It’s hard to believe I’ve brewed 30 beers (by the time I write this, 32) over the past few years. For this one I continued down the esoteric “sacred and healing herbal beers” route I’d started with the yarrow beer and brewed a gallon of beer with some wild mugwort foraged from the Oakland hills filling the role of the bitter, aromatic, antibacterial(?) herb instead of hops.
It’s related to wormwood (used in absinthe) and has some hints of similarity in taste– and is almost unbearably bitter on its own.

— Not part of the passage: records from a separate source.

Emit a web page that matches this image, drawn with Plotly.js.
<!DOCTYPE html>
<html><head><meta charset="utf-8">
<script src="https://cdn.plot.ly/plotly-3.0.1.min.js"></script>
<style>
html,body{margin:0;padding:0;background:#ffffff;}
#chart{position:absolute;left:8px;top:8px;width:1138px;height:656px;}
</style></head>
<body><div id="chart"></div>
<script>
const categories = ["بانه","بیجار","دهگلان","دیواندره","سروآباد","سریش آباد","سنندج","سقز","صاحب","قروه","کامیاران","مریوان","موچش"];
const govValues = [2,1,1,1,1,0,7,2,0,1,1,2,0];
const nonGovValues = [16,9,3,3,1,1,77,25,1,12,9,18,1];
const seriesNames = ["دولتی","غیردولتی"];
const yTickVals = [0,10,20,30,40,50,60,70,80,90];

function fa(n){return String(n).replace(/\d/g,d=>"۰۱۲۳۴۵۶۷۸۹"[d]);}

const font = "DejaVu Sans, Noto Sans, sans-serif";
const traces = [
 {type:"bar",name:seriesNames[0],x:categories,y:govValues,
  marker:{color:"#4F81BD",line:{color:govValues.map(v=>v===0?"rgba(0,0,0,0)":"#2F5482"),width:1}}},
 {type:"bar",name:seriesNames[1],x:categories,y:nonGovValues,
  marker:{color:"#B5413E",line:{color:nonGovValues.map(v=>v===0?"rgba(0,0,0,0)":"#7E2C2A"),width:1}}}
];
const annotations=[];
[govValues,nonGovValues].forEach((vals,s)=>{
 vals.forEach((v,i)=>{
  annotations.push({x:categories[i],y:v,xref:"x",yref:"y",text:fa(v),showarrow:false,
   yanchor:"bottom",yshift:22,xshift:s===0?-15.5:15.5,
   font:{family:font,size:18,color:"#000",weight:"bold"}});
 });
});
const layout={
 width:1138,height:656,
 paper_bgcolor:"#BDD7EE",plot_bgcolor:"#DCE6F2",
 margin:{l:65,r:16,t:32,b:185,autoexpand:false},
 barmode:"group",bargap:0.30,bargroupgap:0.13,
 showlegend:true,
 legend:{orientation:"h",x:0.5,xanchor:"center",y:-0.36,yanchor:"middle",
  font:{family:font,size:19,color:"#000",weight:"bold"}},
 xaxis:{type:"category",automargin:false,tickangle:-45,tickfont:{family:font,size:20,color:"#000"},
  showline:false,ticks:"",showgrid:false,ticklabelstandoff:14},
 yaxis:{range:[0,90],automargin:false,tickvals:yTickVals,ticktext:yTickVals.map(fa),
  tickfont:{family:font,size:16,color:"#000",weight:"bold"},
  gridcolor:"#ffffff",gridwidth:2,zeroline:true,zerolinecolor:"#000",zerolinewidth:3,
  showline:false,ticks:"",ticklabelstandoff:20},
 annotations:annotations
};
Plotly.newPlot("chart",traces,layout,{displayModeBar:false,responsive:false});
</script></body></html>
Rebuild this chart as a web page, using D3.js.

The “ancient beer” recipe I read was basically sugar and mugwort fermented, which didn’t sound pleasant– fermenting sugar is an easy way to get a hot, harsh alcohol. So instead I brewed a basic all-grain beer recipe I’d use for a pale ale (pale malt, a little wheat, a little rye, and a neutral dry ale yeast), mashed at the low end of the temperature range (149F) to hopefully give a dry beer, but replacing the bittering, flavor, and aromatic hop additions with mugwort. I just made one gallon since it’s both simpler to do stovetop and I expected the outcome might be… challenging, and bottled mostly in the 187mL champagne split bottles I’d picked up a few months ago, making it easier to just crack open a half-beer to taste it (in addition, the UV-driven rapid skunking of regular beers in clear bottles shouldn’t be a concern as that’s a reaction with the hops).
Adding mugwort to the boil:
Fermenting in a friend’s basement:
And, a month later, the result, bottled– as usual having some fun with the labels: sunprint paper to expose photograms of some mugwort leaves, filled in with a silver paint pen loosely inspired by 60s psychadelic band posters.
Oh, and the beer? It had a slightly-greenish yellow tint, with a tart slightly lemony and herbal smell– and a distinctive but intensely basically-undrinkable bitter punch in the face. I enjoyed sipping a bit of it like an apertif/digestif or fernet, but I have an unusual love of and tolerance for bitterness. It actually worked well splashed into soda water like a bitters rather than consumed straight, so I’ll save most of them as a cocktail mixer– and if I made it again I’d take a much lighter hand on the mugwort or combine it with other herbs or hops.